[START OF Records for the exercise]

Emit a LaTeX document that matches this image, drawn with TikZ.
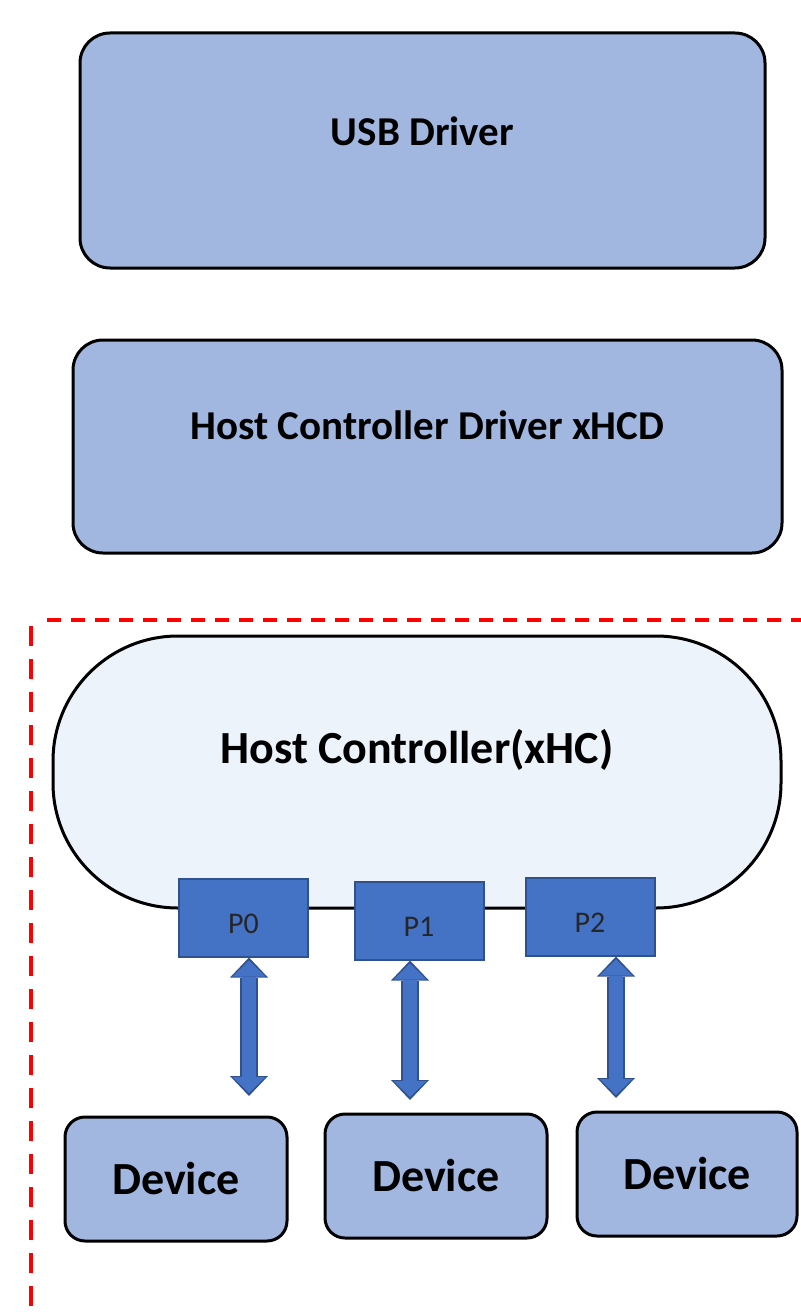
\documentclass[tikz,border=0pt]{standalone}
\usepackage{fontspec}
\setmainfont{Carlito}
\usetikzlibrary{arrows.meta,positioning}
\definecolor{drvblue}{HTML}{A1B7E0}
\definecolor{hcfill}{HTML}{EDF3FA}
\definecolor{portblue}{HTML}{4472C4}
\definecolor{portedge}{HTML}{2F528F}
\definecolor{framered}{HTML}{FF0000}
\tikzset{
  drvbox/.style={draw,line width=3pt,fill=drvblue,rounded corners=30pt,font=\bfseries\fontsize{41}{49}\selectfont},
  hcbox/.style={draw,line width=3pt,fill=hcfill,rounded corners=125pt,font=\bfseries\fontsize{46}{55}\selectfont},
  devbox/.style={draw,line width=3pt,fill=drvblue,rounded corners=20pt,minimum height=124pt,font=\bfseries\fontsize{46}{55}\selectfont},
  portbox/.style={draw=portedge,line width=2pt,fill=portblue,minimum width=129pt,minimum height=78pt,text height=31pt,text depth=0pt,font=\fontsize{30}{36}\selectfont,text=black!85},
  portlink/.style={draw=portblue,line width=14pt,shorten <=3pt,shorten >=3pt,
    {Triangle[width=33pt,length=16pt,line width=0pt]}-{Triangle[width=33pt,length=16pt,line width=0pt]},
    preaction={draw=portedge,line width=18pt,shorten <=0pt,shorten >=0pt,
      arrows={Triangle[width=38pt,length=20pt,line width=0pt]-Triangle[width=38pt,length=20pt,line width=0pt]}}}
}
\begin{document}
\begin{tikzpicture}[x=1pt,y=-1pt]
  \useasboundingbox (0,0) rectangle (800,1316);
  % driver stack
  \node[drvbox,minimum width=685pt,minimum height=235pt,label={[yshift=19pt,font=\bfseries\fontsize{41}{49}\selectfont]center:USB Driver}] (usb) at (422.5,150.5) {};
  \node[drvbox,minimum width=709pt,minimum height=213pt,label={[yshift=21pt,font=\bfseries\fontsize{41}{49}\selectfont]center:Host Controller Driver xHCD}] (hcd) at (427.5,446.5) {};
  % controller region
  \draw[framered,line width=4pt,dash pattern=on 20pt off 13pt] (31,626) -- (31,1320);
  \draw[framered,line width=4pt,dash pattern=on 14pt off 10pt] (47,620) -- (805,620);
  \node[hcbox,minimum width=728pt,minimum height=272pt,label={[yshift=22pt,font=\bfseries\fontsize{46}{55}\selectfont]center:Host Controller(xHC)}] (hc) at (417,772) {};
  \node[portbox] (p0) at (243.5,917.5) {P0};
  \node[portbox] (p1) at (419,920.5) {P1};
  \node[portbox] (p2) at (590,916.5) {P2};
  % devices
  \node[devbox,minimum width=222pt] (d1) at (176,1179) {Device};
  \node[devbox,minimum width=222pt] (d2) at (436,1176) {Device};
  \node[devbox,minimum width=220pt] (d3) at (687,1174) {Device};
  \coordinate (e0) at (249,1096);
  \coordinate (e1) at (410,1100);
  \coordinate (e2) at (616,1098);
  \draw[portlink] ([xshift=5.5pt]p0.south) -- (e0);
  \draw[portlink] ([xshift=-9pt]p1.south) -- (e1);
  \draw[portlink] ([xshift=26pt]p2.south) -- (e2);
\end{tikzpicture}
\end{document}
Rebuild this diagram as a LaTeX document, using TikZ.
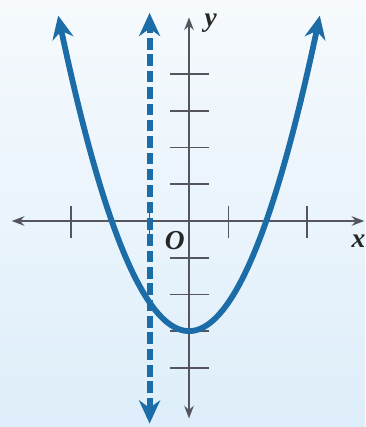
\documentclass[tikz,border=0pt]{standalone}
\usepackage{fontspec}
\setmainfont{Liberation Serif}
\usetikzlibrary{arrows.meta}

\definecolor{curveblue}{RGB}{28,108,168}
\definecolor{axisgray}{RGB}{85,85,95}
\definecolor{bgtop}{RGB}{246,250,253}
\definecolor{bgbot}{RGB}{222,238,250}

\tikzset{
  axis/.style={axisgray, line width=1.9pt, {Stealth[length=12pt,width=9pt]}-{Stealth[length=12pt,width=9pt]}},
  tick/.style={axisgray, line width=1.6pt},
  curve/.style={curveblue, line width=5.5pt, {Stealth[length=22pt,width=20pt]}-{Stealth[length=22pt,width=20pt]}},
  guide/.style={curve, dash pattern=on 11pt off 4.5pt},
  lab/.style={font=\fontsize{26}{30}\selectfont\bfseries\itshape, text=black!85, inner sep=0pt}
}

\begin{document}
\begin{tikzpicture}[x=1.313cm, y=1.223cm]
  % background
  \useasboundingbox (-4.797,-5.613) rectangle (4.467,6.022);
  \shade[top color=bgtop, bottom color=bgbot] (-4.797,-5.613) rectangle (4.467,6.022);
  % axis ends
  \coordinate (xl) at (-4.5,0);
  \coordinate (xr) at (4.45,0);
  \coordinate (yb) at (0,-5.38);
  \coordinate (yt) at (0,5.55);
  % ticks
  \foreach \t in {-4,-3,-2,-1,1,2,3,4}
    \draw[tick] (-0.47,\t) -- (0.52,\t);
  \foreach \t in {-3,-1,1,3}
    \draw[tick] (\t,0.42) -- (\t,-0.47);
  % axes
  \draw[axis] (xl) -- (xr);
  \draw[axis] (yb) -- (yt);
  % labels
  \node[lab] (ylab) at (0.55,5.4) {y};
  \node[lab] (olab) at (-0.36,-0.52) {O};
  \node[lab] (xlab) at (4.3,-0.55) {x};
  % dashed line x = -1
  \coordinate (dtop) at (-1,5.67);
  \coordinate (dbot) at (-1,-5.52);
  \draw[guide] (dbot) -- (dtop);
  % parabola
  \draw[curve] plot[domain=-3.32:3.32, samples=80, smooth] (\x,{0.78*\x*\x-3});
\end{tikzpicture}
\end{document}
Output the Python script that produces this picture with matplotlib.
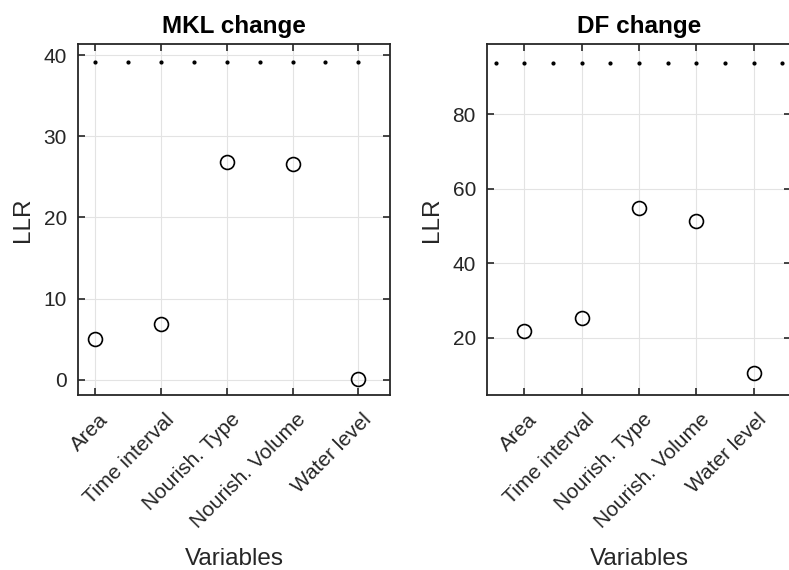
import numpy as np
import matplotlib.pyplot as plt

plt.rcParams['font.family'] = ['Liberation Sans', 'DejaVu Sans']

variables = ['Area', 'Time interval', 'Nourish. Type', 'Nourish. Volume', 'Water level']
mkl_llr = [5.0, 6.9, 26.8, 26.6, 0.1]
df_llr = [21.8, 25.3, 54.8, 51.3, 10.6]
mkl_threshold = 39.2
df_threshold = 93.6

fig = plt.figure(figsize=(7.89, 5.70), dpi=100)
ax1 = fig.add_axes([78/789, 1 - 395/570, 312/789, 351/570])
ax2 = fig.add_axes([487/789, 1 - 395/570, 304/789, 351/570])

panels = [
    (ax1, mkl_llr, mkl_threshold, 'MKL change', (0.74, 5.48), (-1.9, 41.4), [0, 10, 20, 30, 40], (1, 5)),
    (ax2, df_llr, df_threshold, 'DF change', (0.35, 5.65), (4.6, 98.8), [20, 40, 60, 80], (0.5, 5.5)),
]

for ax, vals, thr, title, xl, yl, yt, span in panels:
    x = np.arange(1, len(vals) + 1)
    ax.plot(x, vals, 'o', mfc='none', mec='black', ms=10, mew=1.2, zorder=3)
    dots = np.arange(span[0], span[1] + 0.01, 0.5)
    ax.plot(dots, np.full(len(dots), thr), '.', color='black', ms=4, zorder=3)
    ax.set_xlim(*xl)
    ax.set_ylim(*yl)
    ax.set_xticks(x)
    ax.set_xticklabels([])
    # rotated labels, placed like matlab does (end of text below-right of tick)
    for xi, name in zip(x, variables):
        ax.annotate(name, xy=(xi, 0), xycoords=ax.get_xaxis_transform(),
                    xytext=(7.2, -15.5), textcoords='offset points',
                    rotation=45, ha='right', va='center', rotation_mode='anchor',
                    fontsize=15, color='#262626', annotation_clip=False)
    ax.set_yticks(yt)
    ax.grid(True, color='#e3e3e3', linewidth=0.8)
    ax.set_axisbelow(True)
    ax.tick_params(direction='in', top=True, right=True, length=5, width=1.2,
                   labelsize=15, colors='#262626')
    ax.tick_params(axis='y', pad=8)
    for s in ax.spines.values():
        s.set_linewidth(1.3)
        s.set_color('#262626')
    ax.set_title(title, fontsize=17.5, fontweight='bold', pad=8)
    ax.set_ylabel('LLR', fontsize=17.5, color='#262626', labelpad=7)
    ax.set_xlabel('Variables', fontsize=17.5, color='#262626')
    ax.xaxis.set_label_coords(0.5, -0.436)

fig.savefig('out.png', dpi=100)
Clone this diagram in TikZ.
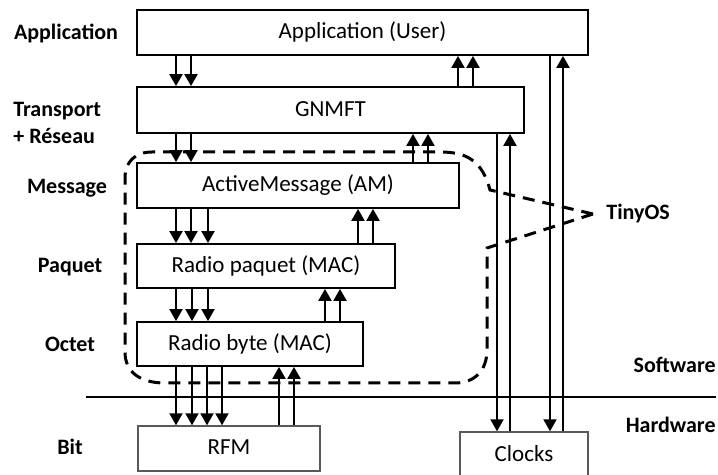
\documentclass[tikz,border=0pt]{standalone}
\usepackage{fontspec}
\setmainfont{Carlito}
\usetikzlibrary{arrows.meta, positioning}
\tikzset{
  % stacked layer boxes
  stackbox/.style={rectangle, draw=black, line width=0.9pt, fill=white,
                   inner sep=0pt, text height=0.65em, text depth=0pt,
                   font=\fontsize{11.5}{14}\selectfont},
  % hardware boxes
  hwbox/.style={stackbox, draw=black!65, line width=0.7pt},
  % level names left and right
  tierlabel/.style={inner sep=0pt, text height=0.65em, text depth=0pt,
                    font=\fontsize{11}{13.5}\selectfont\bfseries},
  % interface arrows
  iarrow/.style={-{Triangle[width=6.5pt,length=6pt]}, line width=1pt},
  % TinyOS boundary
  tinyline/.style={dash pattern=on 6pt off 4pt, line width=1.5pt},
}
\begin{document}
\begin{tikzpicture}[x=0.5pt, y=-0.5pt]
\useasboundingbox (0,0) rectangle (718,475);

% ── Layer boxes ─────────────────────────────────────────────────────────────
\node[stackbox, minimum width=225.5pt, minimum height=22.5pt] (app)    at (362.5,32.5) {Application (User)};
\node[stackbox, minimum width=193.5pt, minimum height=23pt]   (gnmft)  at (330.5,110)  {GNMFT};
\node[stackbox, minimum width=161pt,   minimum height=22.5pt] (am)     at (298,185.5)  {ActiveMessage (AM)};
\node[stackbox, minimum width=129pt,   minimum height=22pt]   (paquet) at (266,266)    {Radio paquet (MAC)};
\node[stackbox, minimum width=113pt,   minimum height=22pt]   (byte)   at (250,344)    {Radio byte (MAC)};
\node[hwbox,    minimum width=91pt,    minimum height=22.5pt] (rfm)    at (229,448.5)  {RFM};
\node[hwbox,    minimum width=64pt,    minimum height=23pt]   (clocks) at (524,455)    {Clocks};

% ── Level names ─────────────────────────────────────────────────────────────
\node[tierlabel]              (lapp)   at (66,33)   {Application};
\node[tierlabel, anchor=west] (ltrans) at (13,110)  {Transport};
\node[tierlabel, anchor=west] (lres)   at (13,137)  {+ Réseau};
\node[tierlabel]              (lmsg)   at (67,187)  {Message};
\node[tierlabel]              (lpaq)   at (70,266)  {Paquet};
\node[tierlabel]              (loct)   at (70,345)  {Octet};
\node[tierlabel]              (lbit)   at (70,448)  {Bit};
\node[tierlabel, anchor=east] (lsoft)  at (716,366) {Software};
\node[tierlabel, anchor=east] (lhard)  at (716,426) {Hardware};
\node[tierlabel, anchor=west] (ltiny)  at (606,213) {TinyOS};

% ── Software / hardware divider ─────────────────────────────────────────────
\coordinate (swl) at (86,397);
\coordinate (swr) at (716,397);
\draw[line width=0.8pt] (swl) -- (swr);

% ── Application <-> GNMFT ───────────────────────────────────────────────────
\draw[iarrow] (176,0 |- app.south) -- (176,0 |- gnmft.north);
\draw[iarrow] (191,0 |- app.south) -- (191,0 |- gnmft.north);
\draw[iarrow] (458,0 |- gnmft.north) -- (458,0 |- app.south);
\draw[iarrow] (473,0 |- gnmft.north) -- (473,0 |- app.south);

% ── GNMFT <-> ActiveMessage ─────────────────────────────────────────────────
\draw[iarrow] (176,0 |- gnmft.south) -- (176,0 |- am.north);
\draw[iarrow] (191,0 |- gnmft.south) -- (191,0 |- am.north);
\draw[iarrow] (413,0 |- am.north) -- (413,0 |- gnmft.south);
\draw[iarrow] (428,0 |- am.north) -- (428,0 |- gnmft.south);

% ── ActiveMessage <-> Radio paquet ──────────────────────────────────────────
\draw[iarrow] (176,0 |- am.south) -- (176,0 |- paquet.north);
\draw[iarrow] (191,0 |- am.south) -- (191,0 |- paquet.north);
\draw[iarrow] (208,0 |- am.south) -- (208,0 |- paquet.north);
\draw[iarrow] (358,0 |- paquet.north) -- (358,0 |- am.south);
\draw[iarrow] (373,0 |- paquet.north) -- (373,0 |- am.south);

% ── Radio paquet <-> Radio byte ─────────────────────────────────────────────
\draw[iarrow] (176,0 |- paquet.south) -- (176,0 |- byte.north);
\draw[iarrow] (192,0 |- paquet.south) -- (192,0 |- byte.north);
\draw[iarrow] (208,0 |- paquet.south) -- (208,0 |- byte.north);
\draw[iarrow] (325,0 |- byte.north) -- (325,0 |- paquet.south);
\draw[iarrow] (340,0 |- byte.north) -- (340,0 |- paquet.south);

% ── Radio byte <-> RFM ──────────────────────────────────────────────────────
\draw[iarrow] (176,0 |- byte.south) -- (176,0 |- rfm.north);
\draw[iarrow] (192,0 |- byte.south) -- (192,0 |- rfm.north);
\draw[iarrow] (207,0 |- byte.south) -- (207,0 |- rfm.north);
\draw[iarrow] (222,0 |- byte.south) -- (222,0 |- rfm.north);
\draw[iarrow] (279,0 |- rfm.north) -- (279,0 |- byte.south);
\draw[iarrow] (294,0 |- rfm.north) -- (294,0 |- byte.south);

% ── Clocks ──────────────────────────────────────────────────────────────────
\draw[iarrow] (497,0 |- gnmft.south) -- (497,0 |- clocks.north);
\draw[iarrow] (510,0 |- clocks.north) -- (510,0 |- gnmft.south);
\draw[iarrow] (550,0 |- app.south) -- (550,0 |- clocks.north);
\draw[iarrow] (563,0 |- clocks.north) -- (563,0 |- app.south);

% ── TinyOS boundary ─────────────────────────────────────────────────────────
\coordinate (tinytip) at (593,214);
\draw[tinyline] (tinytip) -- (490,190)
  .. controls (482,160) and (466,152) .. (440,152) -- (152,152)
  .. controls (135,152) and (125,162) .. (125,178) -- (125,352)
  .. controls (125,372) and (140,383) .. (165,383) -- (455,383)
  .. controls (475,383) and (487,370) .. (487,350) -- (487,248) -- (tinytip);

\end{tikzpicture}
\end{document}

[END OF Records for the exercise]

Exercise prompt — Copy out only the lines from the one containing "Output the Python" through the one containing "fig.savefig('out.png', dpi=100)", exactly, with both ends. Any picture is left out.

Answer to this task —
Output the Python script that produces this picture with matplotlib.
import numpy as np
import matplotlib.pyplot as plt

plt.rcParams['font.family'] = ['Liberation Sans', 'DejaVu Sans']

variables = ['Area', 'Time interval', 'Nourish. Type', 'Nourish. Volume', 'Water level']
mkl_llr = [5.0, 6.9, 26.8, 26.6, 0.1]
df_llr = [21.8, 25.3, 54.8, 51.3, 10.6]
mkl_threshold = 39.2
df_threshold = 93.6

fig = plt.figure(figsize=(7.89, 5.70), dpi=100)
ax1 = fig.add_axes([78/789, 1 - 395/570, 312/789, 351/570])
ax2 = fig.add_axes([487/789, 1 - 395/570, 304/789, 351/570])

panels = [
    (ax1, mkl_llr, mkl_threshold, 'MKL change', (0.74, 5.48), (-1.9, 41.4), [0, 10, 20, 30, 40], (1, 5)),
    (ax2, df_llr, df_threshold, 'DF change', (0.35, 5.65), (4.6, 98.8), [20, 40, 60, 80], (0.5, 5.5)),
]

for ax, vals, thr, title, xl, yl, yt, span in panels:
    x = np.arange(1, len(vals) + 1)
    ax.plot(x, vals, 'o', mfc='none', mec='black', ms=10, mew=1.2, zorder=3)
    dots = np.arange(span[0], span[1] + 0.01, 0.5)
    ax.plot(dots, np.full(len(dots), thr), '.', color='black', ms=4, zorder=3)
    ax.set_xlim(*xl)
    ax.set_ylim(*yl)
    ax.set_xticks(x)
    ax.set_xticklabels([])
    # rotated labels, placed like matlab does (end of text below-right of tick)
    for xi, name in zip(x, variables):
        ax.annotate(name, xy=(xi, 0), xycoords=ax.get_xaxis_transform(),
                    xytext=(7.2, -15.5), textcoords='offset points',
                    rotation=45, ha='right', va='center', rotation_mode='anchor',
                    fontsize=15, color='#262626', annotation_clip=False)
    ax.set_yticks(yt)
    ax.grid(True, color='#e3e3e3', linewidth=0.8)
    ax.set_axisbelow(True)
    ax.tick_params(direction='in', top=True, right=True, length=5, width=1.2,
                   labelsize=15, colors='#262626')
    ax.tick_params(axis='y', pad=8)
    for s in ax.spines.values():
        s.set_linewidth(1.3)
        s.set_color('#262626')
    ax.set_title(title, fontsize=17.5, fontweight='bold', pad=8)
    ax.set_ylabel('LLR', fontsize=17.5, color='#262626', labelpad=7)
    ax.set_xlabel('Variables', fontsize=17.5, color='#262626')
    ax.xaxis.set_label_coords(0.5, -0.436)

fig.savefig('out.png', dpi=100)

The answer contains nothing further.